Task to complete: Look through the data below and output, unchanged, every line from the one holding "What matplotlib code" through the one holding "xticks = [0, 10, 20, 30, 40, 50]", inclusive. Skip the pictures.

[Entries from a dataset]
>> start
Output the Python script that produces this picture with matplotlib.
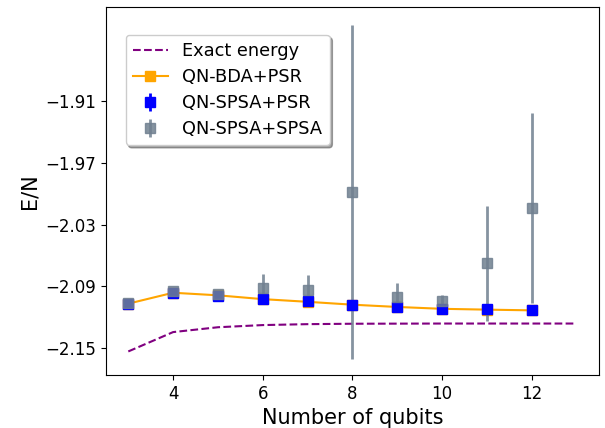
import matplotlib.pyplot as plt

# data
n_exact = [3, 4, 5, 6, 7, 8, 9, 10, 11, 12, 13]
e_exact = [-2.1532, -2.1344, -2.1297, -2.1276, -2.1267, -2.1263, -2.1262,
           -2.1261, -2.1261, -2.1261, -2.1261]

n_qubits = [3, 4, 5, 6, 7, 8, 9, 10, 11, 12]
e_bda = [-2.1068, -2.0962, -2.0987, -2.1024, -2.1050, -2.1078, -2.1100,
         -2.1118, -2.1126, -2.1133]
e_spsa_psr = [-2.1068, -2.0965, -2.0990, -2.1026, -2.1046, -2.1078, -2.1100,
              -2.1120, -2.1123, -2.1133]
err_spsa_psr = [0.001, 0.001, 0.001, 0.001, 0.001, 0.001, 0.001, 0.001, 0.001, 0.001]
e_spsa_spsa = [-2.1065, -2.0945, -2.0970, -2.0912, -2.0939, -1.9985, -2.1003,
               -2.1042, -2.0676, -2.0137]
err_spsa_spsa = [0.001, 0.002, 0.002, 0.0136, 0.015, 0.162, 0.014, 0.0055,
                 0.056, 0.092]

fig = plt.figure(figsize=(6.05, 4.28), dpi=100)
ax = fig.add_axes([0.175, 0.124, 0.815, 0.86])

ax.plot(n_exact, e_exact, '--', color='purple', lw=1.5, label='Exact energy')
ax.plot(n_qubits, e_bda, '-s', color='orange', lw=1.5, ms=7, label='QN-BDA+PSR')
ax.errorbar(n_qubits, e_spsa_psr, yerr=err_spsa_psr, fmt='s', color='blue',
            ms=7, elinewidth=2, label='QN-SPSA+PSR')
ax.errorbar(n_qubits, e_spsa_spsa, yerr=err_spsa_spsa, fmt='s', color='slategray',
            alpha=0.85, ms=7, elinewidth=2, label='QN-SPSA+SPSA')

ax.set_xlim(2.5, 13.5)
ax.set_ylim(-2.176, -1.8186)
ax.set_xticks([4, 6, 8, 10, 12])
ax.set_yticks([-1.91, -1.97, -2.03, -2.09, -2.15])
ax.tick_params(labelsize=12)
ax.set_xlabel('Number of qubits', fontsize=15)
ax.set_ylabel('E/N', fontsize=15)

ax.legend(loc='upper left', bbox_to_anchor=(0.04, 0.924), borderaxespad=0,
          fontsize=12.8, labelspacing=0.45, shadow=True)

plt.savefig('out.png', dpi=100)
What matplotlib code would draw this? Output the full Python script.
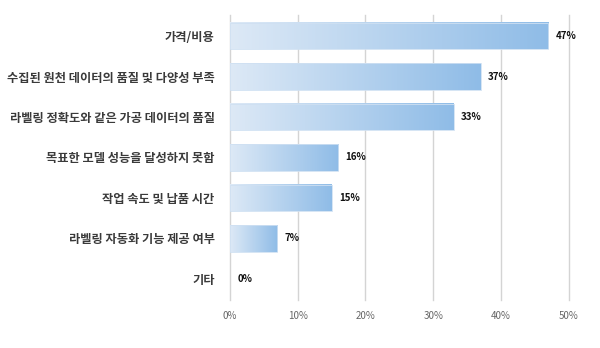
import matplotlib
matplotlib.use("Agg")
import matplotlib.pyplot as plt
import numpy as np
from matplotlib.colors import LinearSegmentedColormap

plt.rcParams['font.family'] = ['Noto Sans CJK KR', 'DejaVu Sans']

categories = [
    "가격/비용",
    "수집된 원천 데이터의 품질 및 다양성 부족",
    "라벨링 정확도와 같은 가공 데이터의 품질",
    "목표한 모델 성능을 달성하지 못함",
    "작업 속도 및 납품 시간",
    "라벨링 자동화 기능 제공 여부",
    "기타",
]
values = [47, 37, 33, 16, 15, 7, 0]
xticks = [0, 10, 20, 30, 40, 50]

grad = LinearSegmentedColormap.from_list("bar", ["#dde9f6", "#8fbce7"])

fig = plt.figure(figsize=(6, 3.48), dpi=100)
ax = fig.add_axes([0.383, 0.138, 0.565, 0.819])

# vertical grid, drawn by hand so the 50% line is not clipped
for x in xticks:
    ax.axvline(x, color="#d4d4d4", lw=1.0, zorder=0, clip_on=False)

h = 0.66
ramp = np.linspace(0, 1, 256).reshape(1, -1)
for i, v in enumerate(values):
    if v > 0:
        ax.imshow(ramp, cmap=grad, aspect="auto", interpolation="bilinear",
                  extent=(0, v, i + h / 2, i - h / 2), zorder=2)
        ax.add_patch(plt.Rectangle((0, i - h / 2), v, h, fill=False,
                                   edgecolor="#cfe0f2", lw=0.6, zorder=3))
    ax.text(v + 1.1, i, f"{v}%", va="center", ha="left", fontsize=7,
            fontweight="bold", color="#111111", zorder=4)

ax.set_xlim(0, 50)
ax.set_ylim(len(categories) - 0.48, -0.52)

ax.set_yticks(range(len(categories)))
ax.set_yticklabels(categories, fontsize=8.8, fontweight="bold", color="#3a3a3a")
ax.set_xticks(xticks)
ax.set_xticklabels([f"{x}%" for x in xticks], fontsize=7, color="#666666")
ax.tick_params(axis="both", length=0)
ax.tick_params(axis="y", pad=11)
ax.tick_params(axis="x", pad=8)

for s in ax.spines.values():
    s.set_visible(False)

fig.savefig("out.png", dpi=100, facecolor="white")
>> end
Correct output:
What matplotlib code would draw this? Output the full Python script.
import matplotlib
matplotlib.use("Agg")
import matplotlib.pyplot as plt
import numpy as np
from matplotlib.colors import LinearSegmentedColormap

plt.rcParams['font.family'] = ['Noto Sans CJK KR', 'DejaVu Sans']

categories = [
    "가격/비용",
    "수집된 원천 데이터의 품질 및 다양성 부족",
    "라벨링 정확도와 같은 가공 데이터의 품질",
    "목표한 모델 성능을 달성하지 못함",
    "작업 속도 및 납품 시간",
    "라벨링 자동화 기능 제공 여부",
    "기타",
]
values = [47, 37, 33, 16, 15, 7, 0]
xticks = [0, 10, 20, 30, 40, 50]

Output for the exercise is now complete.